[START]
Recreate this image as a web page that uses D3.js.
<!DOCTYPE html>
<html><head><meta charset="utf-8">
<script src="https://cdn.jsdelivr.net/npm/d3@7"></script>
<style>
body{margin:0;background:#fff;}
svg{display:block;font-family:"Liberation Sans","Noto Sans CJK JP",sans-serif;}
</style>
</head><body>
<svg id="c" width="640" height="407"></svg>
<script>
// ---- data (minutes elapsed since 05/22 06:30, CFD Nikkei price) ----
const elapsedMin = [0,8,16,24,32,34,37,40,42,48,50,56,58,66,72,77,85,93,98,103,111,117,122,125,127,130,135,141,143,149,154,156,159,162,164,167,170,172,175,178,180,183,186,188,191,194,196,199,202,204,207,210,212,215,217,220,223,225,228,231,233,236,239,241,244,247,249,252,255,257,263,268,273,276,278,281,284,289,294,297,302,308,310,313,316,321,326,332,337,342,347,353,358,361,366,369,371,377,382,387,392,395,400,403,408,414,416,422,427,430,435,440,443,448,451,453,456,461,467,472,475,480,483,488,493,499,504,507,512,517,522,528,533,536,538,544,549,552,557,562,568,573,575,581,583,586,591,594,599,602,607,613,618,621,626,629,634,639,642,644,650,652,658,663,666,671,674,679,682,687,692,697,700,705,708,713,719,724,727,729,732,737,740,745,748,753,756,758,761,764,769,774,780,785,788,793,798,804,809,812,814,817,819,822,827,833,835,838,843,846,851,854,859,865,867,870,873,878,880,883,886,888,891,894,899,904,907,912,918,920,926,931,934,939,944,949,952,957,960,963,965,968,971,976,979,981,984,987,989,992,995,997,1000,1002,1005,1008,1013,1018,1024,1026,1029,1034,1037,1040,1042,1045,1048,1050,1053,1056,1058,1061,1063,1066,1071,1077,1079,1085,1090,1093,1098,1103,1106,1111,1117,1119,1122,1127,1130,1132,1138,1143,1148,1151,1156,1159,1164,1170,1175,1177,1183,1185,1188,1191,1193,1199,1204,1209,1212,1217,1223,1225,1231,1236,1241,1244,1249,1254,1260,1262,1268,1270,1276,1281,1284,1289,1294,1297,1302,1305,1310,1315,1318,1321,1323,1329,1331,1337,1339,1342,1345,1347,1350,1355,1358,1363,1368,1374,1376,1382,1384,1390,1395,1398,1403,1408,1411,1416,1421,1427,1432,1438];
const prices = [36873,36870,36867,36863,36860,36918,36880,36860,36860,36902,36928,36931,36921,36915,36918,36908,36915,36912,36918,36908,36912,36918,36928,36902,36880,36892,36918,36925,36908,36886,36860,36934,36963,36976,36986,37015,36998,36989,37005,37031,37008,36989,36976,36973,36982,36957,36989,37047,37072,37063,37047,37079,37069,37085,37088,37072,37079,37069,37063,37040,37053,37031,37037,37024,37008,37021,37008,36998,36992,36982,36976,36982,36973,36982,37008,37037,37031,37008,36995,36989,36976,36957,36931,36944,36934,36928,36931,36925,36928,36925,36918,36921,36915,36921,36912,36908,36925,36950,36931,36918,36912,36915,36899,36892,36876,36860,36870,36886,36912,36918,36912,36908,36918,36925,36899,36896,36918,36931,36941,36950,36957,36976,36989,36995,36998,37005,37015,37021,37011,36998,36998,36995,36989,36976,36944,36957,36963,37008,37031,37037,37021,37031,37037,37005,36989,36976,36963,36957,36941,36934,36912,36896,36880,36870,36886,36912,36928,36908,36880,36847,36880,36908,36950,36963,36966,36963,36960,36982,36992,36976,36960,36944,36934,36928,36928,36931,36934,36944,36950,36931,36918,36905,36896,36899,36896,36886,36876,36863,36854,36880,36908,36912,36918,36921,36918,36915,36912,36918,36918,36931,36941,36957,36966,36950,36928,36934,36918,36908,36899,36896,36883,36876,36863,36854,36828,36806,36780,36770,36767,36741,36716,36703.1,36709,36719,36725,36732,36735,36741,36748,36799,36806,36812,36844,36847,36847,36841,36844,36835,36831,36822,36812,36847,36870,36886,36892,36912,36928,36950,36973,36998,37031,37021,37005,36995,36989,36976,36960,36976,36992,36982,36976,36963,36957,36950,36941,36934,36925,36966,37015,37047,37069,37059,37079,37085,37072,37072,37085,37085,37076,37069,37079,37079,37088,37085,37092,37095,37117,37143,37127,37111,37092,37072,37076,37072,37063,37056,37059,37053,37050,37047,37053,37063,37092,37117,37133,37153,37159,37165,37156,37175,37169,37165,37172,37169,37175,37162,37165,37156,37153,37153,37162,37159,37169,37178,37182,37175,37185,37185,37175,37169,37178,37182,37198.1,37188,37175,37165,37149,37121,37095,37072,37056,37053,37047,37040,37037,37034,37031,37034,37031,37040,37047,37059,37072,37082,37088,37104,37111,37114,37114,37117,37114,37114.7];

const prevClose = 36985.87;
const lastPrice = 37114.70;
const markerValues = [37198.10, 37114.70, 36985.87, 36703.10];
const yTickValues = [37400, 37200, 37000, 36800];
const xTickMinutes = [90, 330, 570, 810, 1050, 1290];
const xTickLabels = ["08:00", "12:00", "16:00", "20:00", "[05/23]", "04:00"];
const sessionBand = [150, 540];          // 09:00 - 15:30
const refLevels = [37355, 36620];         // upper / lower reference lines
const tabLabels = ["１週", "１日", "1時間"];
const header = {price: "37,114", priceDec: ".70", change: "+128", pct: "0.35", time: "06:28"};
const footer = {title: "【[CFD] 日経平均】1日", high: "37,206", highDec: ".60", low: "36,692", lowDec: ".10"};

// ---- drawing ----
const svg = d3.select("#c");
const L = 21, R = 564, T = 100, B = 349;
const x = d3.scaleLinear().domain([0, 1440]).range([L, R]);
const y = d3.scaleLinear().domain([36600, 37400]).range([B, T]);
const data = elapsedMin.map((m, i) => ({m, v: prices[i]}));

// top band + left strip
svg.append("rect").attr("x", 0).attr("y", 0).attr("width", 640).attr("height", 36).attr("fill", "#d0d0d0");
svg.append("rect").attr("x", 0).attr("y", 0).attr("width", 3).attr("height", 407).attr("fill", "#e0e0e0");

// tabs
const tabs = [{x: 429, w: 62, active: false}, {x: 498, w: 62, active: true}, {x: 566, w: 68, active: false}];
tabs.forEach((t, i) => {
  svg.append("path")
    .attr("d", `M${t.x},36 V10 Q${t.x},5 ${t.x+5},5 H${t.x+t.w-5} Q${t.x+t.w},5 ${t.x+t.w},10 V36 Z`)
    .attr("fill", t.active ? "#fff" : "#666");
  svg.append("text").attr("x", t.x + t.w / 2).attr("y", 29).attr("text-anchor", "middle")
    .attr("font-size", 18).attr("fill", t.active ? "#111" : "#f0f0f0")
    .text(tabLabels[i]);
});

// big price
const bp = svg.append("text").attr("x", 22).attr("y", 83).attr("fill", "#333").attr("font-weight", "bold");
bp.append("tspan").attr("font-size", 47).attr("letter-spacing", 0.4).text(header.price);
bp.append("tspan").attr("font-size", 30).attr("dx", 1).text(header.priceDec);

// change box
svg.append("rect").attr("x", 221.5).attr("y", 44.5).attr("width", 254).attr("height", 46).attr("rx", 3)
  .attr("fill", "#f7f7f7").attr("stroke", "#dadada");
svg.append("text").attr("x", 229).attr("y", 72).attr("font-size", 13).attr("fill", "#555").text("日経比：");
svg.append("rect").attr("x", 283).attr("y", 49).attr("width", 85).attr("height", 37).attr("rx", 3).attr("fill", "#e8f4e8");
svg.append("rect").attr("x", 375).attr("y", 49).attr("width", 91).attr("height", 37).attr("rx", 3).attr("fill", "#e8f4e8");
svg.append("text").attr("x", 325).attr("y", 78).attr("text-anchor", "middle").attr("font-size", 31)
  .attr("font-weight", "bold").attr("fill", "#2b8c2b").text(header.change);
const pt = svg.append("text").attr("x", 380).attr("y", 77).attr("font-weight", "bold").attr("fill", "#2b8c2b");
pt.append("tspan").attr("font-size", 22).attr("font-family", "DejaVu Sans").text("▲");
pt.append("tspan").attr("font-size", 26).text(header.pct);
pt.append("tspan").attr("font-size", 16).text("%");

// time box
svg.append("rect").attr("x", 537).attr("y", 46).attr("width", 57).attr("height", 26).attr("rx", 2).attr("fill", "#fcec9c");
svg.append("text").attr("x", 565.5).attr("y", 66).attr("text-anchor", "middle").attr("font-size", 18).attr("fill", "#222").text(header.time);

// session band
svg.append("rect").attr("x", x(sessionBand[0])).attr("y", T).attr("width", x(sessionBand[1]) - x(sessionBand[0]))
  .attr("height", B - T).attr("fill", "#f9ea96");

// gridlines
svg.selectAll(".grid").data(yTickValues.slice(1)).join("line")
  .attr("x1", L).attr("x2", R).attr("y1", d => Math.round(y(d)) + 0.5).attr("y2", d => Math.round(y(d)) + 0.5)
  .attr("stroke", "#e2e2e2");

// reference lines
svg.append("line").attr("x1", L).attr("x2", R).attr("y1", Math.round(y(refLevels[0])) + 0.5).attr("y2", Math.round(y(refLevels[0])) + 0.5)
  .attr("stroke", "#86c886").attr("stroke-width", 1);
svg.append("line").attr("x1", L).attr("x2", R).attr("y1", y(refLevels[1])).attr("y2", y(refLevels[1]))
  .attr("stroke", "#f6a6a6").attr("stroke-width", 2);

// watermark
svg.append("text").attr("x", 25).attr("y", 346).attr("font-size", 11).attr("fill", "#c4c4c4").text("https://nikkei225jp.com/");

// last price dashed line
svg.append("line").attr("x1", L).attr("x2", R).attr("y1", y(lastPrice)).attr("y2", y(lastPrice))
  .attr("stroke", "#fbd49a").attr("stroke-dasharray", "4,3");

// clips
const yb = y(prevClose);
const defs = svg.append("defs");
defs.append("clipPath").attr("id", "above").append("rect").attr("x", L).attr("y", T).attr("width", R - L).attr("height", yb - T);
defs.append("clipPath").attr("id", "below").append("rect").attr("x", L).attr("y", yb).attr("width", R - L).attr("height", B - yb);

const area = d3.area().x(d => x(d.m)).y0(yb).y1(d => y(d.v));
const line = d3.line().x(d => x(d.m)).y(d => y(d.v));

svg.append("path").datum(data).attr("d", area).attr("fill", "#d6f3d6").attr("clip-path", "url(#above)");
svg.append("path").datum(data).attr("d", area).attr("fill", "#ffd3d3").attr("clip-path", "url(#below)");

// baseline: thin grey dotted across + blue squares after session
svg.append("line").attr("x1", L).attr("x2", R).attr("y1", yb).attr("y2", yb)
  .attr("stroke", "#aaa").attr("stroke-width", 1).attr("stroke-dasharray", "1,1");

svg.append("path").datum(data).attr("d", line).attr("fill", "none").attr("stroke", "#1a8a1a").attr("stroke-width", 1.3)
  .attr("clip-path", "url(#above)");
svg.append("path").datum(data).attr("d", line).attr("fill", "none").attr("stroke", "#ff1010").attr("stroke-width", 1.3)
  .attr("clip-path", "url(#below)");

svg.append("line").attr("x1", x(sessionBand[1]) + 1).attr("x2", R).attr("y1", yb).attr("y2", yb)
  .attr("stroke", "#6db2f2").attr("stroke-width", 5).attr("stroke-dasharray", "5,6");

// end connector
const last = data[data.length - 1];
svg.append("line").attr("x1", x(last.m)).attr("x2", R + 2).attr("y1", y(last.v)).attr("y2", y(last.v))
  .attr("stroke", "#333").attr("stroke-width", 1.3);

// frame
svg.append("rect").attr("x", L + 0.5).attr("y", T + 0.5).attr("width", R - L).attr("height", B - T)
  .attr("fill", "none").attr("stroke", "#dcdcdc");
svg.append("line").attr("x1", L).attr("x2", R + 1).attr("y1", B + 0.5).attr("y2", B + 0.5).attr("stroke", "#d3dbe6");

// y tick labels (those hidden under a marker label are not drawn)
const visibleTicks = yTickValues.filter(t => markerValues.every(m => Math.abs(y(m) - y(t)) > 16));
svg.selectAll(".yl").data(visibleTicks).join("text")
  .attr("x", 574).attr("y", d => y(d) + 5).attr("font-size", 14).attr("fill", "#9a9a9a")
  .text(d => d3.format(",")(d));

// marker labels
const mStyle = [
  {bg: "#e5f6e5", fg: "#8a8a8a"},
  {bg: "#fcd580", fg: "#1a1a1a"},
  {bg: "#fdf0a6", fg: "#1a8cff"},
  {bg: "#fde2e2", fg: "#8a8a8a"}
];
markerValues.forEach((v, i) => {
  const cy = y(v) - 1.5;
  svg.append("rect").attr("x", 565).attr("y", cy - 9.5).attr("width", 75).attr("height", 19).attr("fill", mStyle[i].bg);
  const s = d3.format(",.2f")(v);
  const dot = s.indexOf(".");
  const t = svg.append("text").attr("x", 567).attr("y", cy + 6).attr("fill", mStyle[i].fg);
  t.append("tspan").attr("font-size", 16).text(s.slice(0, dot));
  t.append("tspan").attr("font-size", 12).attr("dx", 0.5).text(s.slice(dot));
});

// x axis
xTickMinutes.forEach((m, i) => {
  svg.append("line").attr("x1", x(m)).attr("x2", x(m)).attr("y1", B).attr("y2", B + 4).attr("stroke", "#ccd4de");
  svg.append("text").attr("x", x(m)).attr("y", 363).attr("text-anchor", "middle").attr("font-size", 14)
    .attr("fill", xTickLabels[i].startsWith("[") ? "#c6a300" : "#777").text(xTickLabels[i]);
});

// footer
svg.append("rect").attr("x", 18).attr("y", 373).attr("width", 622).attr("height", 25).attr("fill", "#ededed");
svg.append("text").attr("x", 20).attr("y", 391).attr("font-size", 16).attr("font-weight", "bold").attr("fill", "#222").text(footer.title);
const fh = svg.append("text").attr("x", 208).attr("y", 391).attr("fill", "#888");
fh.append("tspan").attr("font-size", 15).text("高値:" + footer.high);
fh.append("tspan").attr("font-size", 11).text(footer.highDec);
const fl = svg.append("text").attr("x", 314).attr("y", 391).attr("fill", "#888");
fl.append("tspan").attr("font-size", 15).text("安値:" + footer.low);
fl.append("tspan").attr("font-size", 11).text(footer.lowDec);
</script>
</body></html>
[END]
[START]
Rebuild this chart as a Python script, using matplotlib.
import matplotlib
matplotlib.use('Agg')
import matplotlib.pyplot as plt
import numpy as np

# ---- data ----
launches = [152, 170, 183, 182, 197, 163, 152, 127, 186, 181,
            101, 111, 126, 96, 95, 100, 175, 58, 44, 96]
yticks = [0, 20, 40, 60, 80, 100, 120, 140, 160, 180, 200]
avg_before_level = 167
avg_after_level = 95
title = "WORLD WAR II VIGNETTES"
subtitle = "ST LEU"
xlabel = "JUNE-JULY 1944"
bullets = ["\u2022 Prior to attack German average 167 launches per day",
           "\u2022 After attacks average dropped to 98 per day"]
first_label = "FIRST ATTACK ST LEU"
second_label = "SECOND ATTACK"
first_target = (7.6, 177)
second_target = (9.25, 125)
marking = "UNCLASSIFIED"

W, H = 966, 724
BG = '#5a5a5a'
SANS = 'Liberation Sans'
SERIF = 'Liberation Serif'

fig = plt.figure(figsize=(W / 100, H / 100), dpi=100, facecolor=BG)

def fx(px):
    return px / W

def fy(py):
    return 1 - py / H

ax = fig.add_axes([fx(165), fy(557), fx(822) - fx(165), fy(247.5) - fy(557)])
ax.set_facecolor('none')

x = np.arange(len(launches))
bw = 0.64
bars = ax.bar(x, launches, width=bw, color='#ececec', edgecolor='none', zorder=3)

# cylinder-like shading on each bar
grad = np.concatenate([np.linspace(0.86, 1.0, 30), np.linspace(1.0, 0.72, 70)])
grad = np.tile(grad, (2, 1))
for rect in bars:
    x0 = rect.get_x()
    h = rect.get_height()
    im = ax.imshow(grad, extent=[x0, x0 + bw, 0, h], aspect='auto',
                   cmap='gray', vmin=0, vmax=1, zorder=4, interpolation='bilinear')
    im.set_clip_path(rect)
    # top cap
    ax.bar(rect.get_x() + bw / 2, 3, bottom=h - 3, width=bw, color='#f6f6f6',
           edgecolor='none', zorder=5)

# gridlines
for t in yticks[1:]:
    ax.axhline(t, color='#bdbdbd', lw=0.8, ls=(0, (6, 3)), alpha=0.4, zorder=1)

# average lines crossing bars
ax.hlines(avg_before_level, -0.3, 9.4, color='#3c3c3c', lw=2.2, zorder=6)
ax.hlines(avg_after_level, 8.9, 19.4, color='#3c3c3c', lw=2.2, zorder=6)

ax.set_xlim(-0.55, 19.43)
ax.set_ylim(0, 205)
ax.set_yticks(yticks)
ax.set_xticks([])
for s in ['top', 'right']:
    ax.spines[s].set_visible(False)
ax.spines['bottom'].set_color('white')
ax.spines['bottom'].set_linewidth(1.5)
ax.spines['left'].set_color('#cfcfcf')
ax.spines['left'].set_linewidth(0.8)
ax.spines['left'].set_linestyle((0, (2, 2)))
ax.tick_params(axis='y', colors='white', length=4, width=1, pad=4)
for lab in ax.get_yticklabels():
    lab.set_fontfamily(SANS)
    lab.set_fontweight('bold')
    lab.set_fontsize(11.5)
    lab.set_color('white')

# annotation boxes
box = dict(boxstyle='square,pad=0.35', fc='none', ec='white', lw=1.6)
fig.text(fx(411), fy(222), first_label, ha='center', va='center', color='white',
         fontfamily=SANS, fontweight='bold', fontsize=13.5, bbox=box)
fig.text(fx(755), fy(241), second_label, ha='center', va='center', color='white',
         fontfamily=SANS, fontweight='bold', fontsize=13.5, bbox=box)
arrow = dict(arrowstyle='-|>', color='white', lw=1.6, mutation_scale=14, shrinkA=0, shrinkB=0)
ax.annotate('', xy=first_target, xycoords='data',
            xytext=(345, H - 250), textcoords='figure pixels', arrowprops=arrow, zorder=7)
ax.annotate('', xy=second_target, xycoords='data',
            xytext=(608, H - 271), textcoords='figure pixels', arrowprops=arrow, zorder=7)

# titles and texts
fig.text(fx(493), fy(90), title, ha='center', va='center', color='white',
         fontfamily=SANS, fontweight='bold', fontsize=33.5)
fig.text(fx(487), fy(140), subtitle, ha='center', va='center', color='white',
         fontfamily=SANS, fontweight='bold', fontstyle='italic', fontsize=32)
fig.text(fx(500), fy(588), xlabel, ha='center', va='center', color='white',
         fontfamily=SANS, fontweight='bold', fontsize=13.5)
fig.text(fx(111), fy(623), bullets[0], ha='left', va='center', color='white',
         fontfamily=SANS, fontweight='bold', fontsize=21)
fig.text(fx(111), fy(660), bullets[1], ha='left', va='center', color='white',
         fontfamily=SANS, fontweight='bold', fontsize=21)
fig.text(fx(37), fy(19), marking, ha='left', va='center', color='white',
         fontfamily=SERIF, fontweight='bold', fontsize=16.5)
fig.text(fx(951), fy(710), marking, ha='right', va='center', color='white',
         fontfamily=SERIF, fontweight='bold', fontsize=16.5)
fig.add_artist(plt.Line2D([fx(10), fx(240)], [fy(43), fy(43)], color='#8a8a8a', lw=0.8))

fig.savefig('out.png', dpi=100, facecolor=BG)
[END]
[START]
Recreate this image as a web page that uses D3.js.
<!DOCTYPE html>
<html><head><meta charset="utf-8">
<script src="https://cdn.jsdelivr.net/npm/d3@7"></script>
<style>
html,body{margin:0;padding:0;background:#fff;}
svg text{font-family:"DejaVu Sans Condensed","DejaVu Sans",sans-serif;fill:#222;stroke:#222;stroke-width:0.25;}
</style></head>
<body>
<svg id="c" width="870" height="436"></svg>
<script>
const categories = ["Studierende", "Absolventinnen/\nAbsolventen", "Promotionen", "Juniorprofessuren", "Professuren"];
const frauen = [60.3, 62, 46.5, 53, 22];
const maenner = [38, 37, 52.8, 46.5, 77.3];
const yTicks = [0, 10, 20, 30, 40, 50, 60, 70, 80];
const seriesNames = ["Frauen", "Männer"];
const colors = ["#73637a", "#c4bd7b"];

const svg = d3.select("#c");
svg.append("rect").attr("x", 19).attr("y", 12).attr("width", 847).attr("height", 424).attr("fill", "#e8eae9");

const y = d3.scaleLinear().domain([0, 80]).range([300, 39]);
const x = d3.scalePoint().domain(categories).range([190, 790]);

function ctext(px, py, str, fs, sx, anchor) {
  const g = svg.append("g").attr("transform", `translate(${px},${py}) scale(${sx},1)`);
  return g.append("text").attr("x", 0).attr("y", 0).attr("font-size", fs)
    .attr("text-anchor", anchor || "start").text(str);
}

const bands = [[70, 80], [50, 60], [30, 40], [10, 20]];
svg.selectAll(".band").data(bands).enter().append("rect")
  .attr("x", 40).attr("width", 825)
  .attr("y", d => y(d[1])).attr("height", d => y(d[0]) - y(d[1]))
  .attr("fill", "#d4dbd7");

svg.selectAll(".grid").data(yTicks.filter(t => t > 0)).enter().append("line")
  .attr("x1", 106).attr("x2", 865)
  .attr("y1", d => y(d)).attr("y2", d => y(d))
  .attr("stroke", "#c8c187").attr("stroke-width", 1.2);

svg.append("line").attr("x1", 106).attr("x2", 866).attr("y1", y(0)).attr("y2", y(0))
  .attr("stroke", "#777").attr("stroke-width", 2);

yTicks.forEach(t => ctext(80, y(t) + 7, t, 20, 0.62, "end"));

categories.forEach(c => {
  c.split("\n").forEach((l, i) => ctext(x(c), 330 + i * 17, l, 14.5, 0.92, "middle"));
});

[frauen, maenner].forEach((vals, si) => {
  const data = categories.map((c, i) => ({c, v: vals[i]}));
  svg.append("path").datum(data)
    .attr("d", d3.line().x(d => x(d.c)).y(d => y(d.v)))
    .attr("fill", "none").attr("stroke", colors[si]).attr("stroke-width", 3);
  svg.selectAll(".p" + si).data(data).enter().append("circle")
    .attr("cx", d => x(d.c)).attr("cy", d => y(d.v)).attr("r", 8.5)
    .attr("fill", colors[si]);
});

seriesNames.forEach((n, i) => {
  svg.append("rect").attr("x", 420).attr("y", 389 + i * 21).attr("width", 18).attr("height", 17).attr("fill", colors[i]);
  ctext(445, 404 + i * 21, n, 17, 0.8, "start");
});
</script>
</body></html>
[END]
• [EXERCISE PROMPT]
Taking the records above, retype every line from the one with "Rebuild this chart" down to the one with "import numpy as np", exactly and with nothing else.

• [SOLUTION TO THIS EXERCISE]
Rebuild this chart as a Python script, using matplotlib.
import matplotlib
matplotlib.use('Agg')
import matplotlib.pyplot as plt
import numpy as np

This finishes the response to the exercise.